We recently visited the Royal Photographic Society's 153rd (!!) International Print Exhibition in association with Allen & Overy at their offices in Spitalfields.
Some really good images in there but some fairly mediocre (and occasionally terrible) photos too. I was surprised to see some otherwise brilliant captures where heads and feet were out of frame, which would have been a fail for me and I found this genuinely distracting. My agony over this whole issue continues. Is it OK or not?
My favourite photograph was 'Red Bed' by Bob Moore. Outstanding faultless composition and perfectly lit and captured. There were also some beautiful images in the section my husband described as "photographs taken by people who want to be painters"" ... The best for me was 'Fragrance' by Guo Jing.
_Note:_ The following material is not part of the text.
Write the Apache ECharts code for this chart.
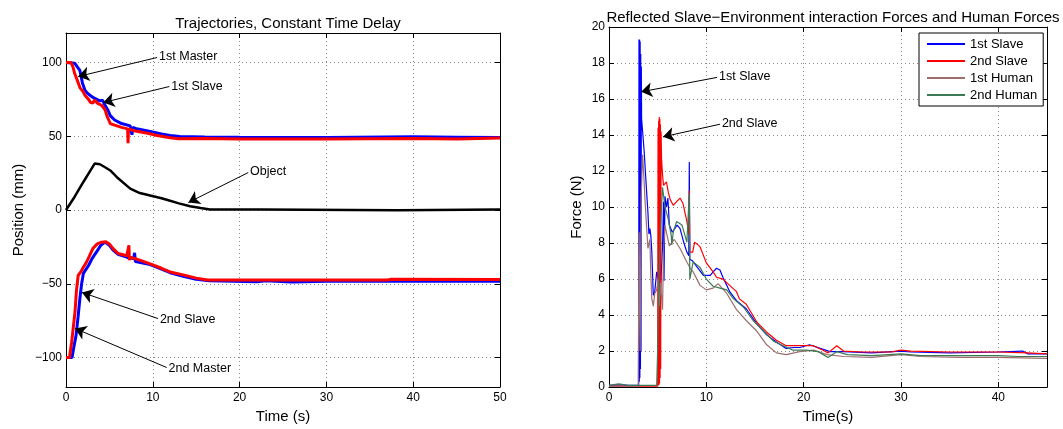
<!DOCTYPE html>
<html>
<head>
<meta charset="utf-8">
<script src="https://cdn.jsdelivr.net/npm/echarts@6/dist/echarts.min.js"></script>
<style>
  html, body { margin: 0; padding: 0; background: #fff; }
  #chart { width: 1063px; height: 429px; }
</style>
</head>
<body>
<div id="chart"></div>
<script>
// left panel: positions (mm) over time (s)
var master1 = [[0,100],[0.6,100],[0.8,97],[1.0,92.5],[1.3,88],[1.6,83],[2.0,80],[2.2,77.6],[2.6,75],[2.8,73],[3.1,72.5],[3.3,74.5],[3.6,72.5],[4.1,71],[4.5,68],[4.7,64],[5.0,60],[5.1,58.6],[5.6,57.5],[6.4,56],[7.1,55],[7.15,45.3],[7.2,55],[8.0,53.5],[9.4,52],[10.5,50.5],[12.0,49],[13,48.3],[16,48.5],[20,48.2],[30,48.2],[40,48.5],[45,48.2],[50,48.8]]
var slave1 = [[0,100],[1.0,99.5],[1.3,97],[1.6,94.6],[1.9,86],[2.2,81],[2.5,79],[2.8,77.6],[3.2,76],[3.9,74],[4.2,74.5],[4.5,71],[4.8,68],[5.1,64],[5.6,61],[6.4,58.6],[7.4,57],[7.6,51],[7.7,56],[8.0,55.3],[9.7,53.2],[11,51.5],[12,50.5],[13.1,49.8],[16,49.5],[20,49.3],[30,49.2],[40,49.6],[45,49.4],[50,49.2]]
var objectPos = [[0,0],[1,9],[2,19],[3,28.5],[3.3,31.5],[3.9,31],[4.5,29],[5.1,26.8],[6,21.5],[7.4,14.5],[8.5,11.5],[9.7,9.8],[11,8],[11.9,6.4],[13,4.5],[14.3,2.6],[15.5,1.3],[16.6,0.4],[22.4,0.3],[22.5,-0.2],[38.2,-0.2],[38.3,0.3],[50,0.3]]
var master2 = [[0,-100],[0.4,-100],[0.65,-89.6],[1.04,-69],[1.2,-55],[1.4,-44.4],[1.7,-42],[2.0,-38.8],[2.3,-36],[2.56,-33],[3.1,-26],[3.6,-23],[4.1,-21.8],[4.6,-21.5],[5.0,-23],[5.4,-26],[6.0,-29.5],[7.0,-31],[7.2,-32],[7.25,-24],[7.3,-34],[7.4,-32],[8.5,-34],[9.7,-36.5],[11,-39.5],[12,-42],[13.5,-44],[15,-46.2],[16.3,-47.5],[22,-47.5],[30,-47.5],[37,-47.5],[37.5,-47],[50,-47.2]]
var slave2 = [[0,-100],[0.7,-100],[0.9,-93],[1.16,-85],[1.4,-72],[1.6,-60],[1.8,-50],[2.0,-43],[2.6,-37.6],[3.0,-33],[3.5,-28.6],[4.0,-24],[4.5,-21.8],[5.0,-24],[5.4,-27],[6.0,-30],[7.0,-32],[7.8,-33],[7.9,-29],[8.0,-35],[9.7,-37],[11,-40],[12,-42.5],[13.5,-45],[15,-47],[16.5,-48],[22,-48.6],[23,-48],[26,-48.8],[30,-48.3],[40,-48.3],[50,-48.3]]
var posTicks = [-100, -50, 0, 50, 100]

// right panel: forces (N) over time (s)
var force1stSlave = [[0,0.1],[1,0.12],[2,0.1],[3.05,0.1],[3.08,19.3],[3.11,0.3],[3.14,19.3],[3.17,0.5],[3.2,19.2],[3.23,1],[3.26,18.5],[3.29,2],[3.32,17.8],[3.35,14.9],[3.5,14.9],[3.6,13.2],[3.7,13.2],[3.87,10.8],[4.0,9.7],[4.1,8.5],[4.2,8.8],[4.3,8.4],[4.4,7.5],[4.55,5.1],[4.7,5.3],[4.9,6.4],[5.0,6.2],[5.1,6.3],[5.3,5.5],[5.5,7.8],[5.6,10.3],[5.65,5.9],[5.75,10.6],[5.9,10.0],[6.05,10.5],[6.2,9.0],[6.5,8.6],[7.0,9.0],[7.3,8.8],[7.7,8.0],[8.0,7.5],[8.2,7.3],[8.25,12.5],[8.3,7.1],[8.6,7.0],[9.0,6.7],[9.7,6.2],[10.4,6.2],[10.7,6.4],[11.05,6.6],[11.4,6.5],[11.7,6.1],[12.1,5.65],[12.4,5.3],[13.1,4.8],[14.1,4.35],[15.2,3.5],[16.2,2.9],[17.2,2.5],[18.2,2.15],[19,2.2],[19.6,2.2],[20.6,2.35],[21.7,2.15],[22.7,1.97],[24.1,1.97],[27,1.9],[30,2.0],[31,1.95],[35,1.9],[40,1.95],[42.5,2.0],[43,1.85],[45,1.85]]
var force2ndSlave = [[0,0.05],[2,0.05],[4,0.05],[5.0,0.05],[5.04,14.4],[5.07,0.1],[5.1,14.8],[5.13,0.1],[5.16,15.0],[5.19,0.2],[5.22,14.9],[5.25,0.5],[5.28,14.6],[5.31,1],[5.35,14.2],[5.4,12.65],[5.5,11.8],[5.6,11.2],[5.75,11.1],[5.9,11.4],[6.1,10.8],[6.3,10.4],[6.6,10.1],[6.95,10.3],[7.3,10.5],[7.6,10.2],[8.0,9.2],[8.2,8.5],[8.25,10.9],[8.3,7.5],[8.6,7.5],[8.8,8.05],[9.35,7.8],[10.0,6.9],[10.7,6.4],[11.05,6.1],[11.7,6.0],[12.1,5.8],[12.7,5.5],[13.1,5.3],[13.4,4.9],[14.1,4.6],[15.2,3.6],[16.2,3.05],[17.2,2.6],[18.2,2.3],[19.6,2.3],[21,2.3],[22,2.05],[22.5,1.9],[23.4,2.3],[24.1,2.0],[26,1.95],[29,1.95],[30,2.05],[31,2.0],[35,1.95],[40,1.95],[43,1.9],[45,1.85]]
var force1stHuman = [[0,0.05],[3.0,0.05],[3.1,8.6],[3.2,2],[3.3,10.5],[3.45,12.9],[3.6,11.5],[3.7,10.4],[3.85,9.0],[4.0,7.7],[4.2,8.2],[4.3,6.2],[4.4,4.9],[4.55,4.5],[4.7,5.2],[4.9,5.4],[5.05,6.0],[5.15,4.5],[5.3,5.8],[5.5,4.3],[5.6,7.5],[5.75,9.0],[5.9,8.6],[6.2,7.85],[6.7,8.2],[7.3,7.7],[8.0,6.95],[8.35,6.6],[8.65,6.4],[9.35,5.65],[10.0,5.4],[10.7,5.5],[11.2,5.75],[12.1,5.2],[13.1,4.3],[14.1,3.7],[15.2,3.1],[16.2,2.35],[17.2,1.9],[18.2,1.8],[19.6,1.97],[21,2.05],[22.4,1.8],[24.1,1.7],[27,1.65],[30,1.8],[32,1.7],[36,1.65],[40,1.65],[45,1.6]]
var force2ndHuman = [[0,0.1],[1,0.18],[2,0.1],[4.9,0.1],[5.0,2.1],[5.1,5],[5.3,9],[5.5,11.1],[5.75,10.0],[6.1,9.3],[6.4,8.4],[6.45,7.9],[6.6,8.6],[6.95,9.2],[7.5,9.0],[8.0,8.05],[8.25,10.75],[8.3,6.0],[8.65,6.95],[9.35,6.65],[10.0,6.0],[10.7,5.6],[11.4,5.5],[12.1,5.4],[12.8,4.9],[13.8,4.45],[14.8,3.7],[15.9,3.1],[16.9,2.55],[17.9,2.3],[18.9,2.05],[20.3,2.05],[21.5,1.97],[22.5,1.65],[23.4,1.97],[24.5,1.8],[27,1.75],[30,1.85],[32,1.75],[40,1.75],[42,1.7],[45,1.7]]
var timeTicksRight = [0, 10, 20, 30, 40]

// annotation arrows, in data coordinates
var leftNotes = [
  { text: '1st Master', from: [10.5, 103.4], to: [1.4, 90.5] },
  { text: '1st Slave', from: [11.9, 83.7], to: [4.3, 72.9] },
  { text: 'Object', from: [21.0, 25.4], to: [14.1, 5.1] },
  { text: '2nd Slave', from: [10.6, -73.6], to: [1.84, -55.9] },
  { text: '2nd Master', from: [11.6, -106.8], to: [1.04, -80.3] }
]
var rightNotes = [
  { text: '1st Slave', from: [11.1, 17.2], to: [3.3, 16.4] },
  { text: '2nd Slave', from: [11.4, 14.6], to: [5.55, 13.9] }
]

var font = '"Liberation Sans", Arial, sans-serif'
var gridLine = { show: true, lineStyle: { color: '#888', type: [1, 3], width: 1 } }
var blackLine = { show: true, onZero: false, lineStyle: { color: '#000', width: 1 } }
var minus = function (v) { return String(v).replace('-', '\u2212') }

function arrows(list) {
  return {
    silent: true,
    animation: false,
    symbol: ['none', 'arrow'],
    symbolSize: 11,
    lineStyle: { color: '#000', width: 1, type: 'solid' },
    label: { show: true, position: 'start', distance: 2, color: '#000', fontSize: 12.5, fontFamily: font,
      formatter: function (p) { return p.name } },
    emphasis: { disabled: true },
    data: list.map(function (a) { return [{ name: a.text, coord: a.from }, { coord: a.to }] })
  }
}

function line(name, data, color, width, xi, yi, extra) {
  var s = {
    name: name, type: 'line', data: data, xAxisIndex: xi, yAxisIndex: yi,
    showSymbol: false, symbol: 'none', animation: false,
    lineStyle: { color: color, width: width }, itemStyle: { color: color },
    emphasis: { disabled: true }
  }
  if (extra) s.markLine = extra
  return s
}

var chart = echarts.init(document.getElementById('chart'))

var option = {
  backgroundColor: '#fff',
  animation: false,
  textStyle: { fontFamily: font },
  title: [
    { text: 'Trajectories, Constant Time Delay', left: 283, top: 11, textAlign: 'center',
      textStyle: { fontSize: 15, fontWeight: 'normal', color: '#000', fontFamily: font } },
    { text: 'Reflected Slave\u2212Environment interaction Forces and Human Forces', left: 828, top: 5, textAlign: 'center',
      textStyle: { fontSize: 15, fontWeight: 'normal', color: '#000', fontFamily: font } }
  ],
  legend: {
    data: ['1st Slave', '2nd Slave', '1st Human', '2nd Human'],
    orient: 'vertical',
    left: 919, top: 33,
    icon: 'rect',
    itemWidth: 38, itemHeight: 2, itemGap: 3,
    padding: [4, 6, 4, 8],
    borderColor: '#000', borderWidth: 1, backgroundColor: '#fff',
    textStyle: { fontSize: 13, color: '#000', fontFamily: font, lineHeight: 14 }
  },
  grid: [
    { left: 66, top: 33, width: 434, height: 354 },
    { left: 609, top: 27, width: 438, height: 362 }
  ],
  xAxis: [
    { gridIndex: 0, type: 'value', min: 0, max: 50, interval: 10, position: 'bottom',
      axisLine: blackLine, axisTick: { inside: true, length: 5, lineStyle: { color: '#000' } },
      axisLabel: { color: '#000', fontSize: 12, margin: 5 }, splitLine: gridLine,
      name: 'Time (s)', nameLocation: 'middle', nameGap: 20,
      nameTextStyle: { fontSize: 15, color: '#000' } },
    { gridIndex: 0, type: 'value', min: 0, max: 50, interval: 10, position: 'top',
      axisLine: blackLine, axisTick: { inside: true, length: 5, lineStyle: { color: '#000' } },
      axisLabel: { show: false }, splitLine: { show: false } },
    { gridIndex: 1, type: 'value', min: 0, max: 45, position: 'bottom',
      axisLine: blackLine, axisTick: { inside: true, length: 5, customValues: timeTicksRight, lineStyle: { color: '#000' } },
      axisLabel: { color: '#000', fontSize: 12, margin: 5, customValues: timeTicksRight }, splitLine: gridLine,
      name: 'Time(s)', nameLocation: 'middle', nameGap: 19,
      nameTextStyle: { fontSize: 15, color: '#000' } },
    { gridIndex: 1, type: 'value', min: 0, max: 45, position: 'top',
      axisLine: blackLine, axisTick: { inside: true, length: 5, customValues: timeTicksRight, lineStyle: { color: '#000' } },
      axisLabel: { show: false }, splitLine: { show: false } }
  ],
  yAxis: [
    { gridIndex: 0, type: 'value', min: -120, max: 120, position: 'left',
      axisLine: blackLine, axisTick: { inside: true, length: 5, customValues: posTicks, lineStyle: { color: '#000' } },
      axisLabel: { color: '#000', fontSize: 12, margin: 4, customValues: posTicks, formatter: minus },
      splitLine: gridLine,
      name: 'Position (mm)', nameLocation: 'middle', nameGap: 40,
      nameTextStyle: { fontSize: 15, color: '#000' } },
    { gridIndex: 0, type: 'value', min: -120, max: 120, position: 'right',
      axisLine: blackLine, axisTick: { inside: true, length: 5, customValues: posTicks, lineStyle: { color: '#000' } },
      axisLabel: { show: false }, splitLine: { show: false } },
    { gridIndex: 1, type: 'value', min: 0, max: 20, interval: 2, position: 'left',
      axisLine: blackLine, axisTick: { inside: true, length: 5, lineStyle: { color: '#000' } },
      axisLabel: { color: '#000', fontSize: 12, margin: 4 }, splitLine: gridLine,
      name: 'Force (N)', nameLocation: 'middle', nameGap: 25,
      nameTextStyle: { fontSize: 15, color: '#000' } },
    { gridIndex: 1, type: 'value', min: 0, max: 20, interval: 2, position: 'right',
      axisLine: blackLine, axisTick: { inside: true, length: 5, lineStyle: { color: '#000' } },
      axisLabel: { show: false }, splitLine: { show: false } }
  ],
  series: [
    line('Slave 1 position', slave1, '#0000ff', 3, 0, 0),
    line('Master 1 position', master1, '#ff0000', 3, 0, 0),
    line('Object position', objectPos, '#000000', 2.5, 0, 0, arrows(leftNotes)),
    line('Slave 2 position', slave2, '#0000ff', 3, 0, 0),
    line('Master 2 position', master2, '#ff0000', 3, 0, 0),
    line('1st Slave', force1stSlave, '#0000ff', 1.2, 2, 2, arrows(rightNotes)),
    line('2nd Slave', force2ndSlave, '#ff0000', 1.2, 2, 2),
    line('1st Human', force1stHuman, '#9c6e6e', 1.2, 2, 2),
    line('2nd Human', force2ndHuman, '#3c7a55', 1.2, 2, 2)
  ]
}

chart.setOption(option)
window.addEventListener('resize', function () { chart.resize() })
</script>
</body>
</html>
I do wish there had been some information about the equipment used and whether or not the pictures had been digitally manipulated.
One thing that really started to bug me as we wandered around the exhibition was how many excellent photographs were ruined (for us anyway) by their titles. The cheesy titles either totally overworked what was being portrayed in the image or added a superfluous element that destroyed some of the mystery and appeal. 'Captured', 'Running Home'; 'The Hat Chase'. Unless they were pronouns or descriptions of places, I felt the titles detracted from the images.
Jeff Wall (Canadian photographer, b. 1946): "You could have seen this - you might not understand it, but you could have seen it. Because it is not accompanied by narrative, it's not journalism, meaning there's no accompanying story that proves to you that this is that and is caused by this - it can never be known. A journalist puts forward a truth claim in his account, and it's a very familiar one. I'm also putting forward a claim, but mine is suspended; it's not proven or dismissed but suspended, and in that suspension is pleasure. The claim is put forward not to be proved but to be experienced."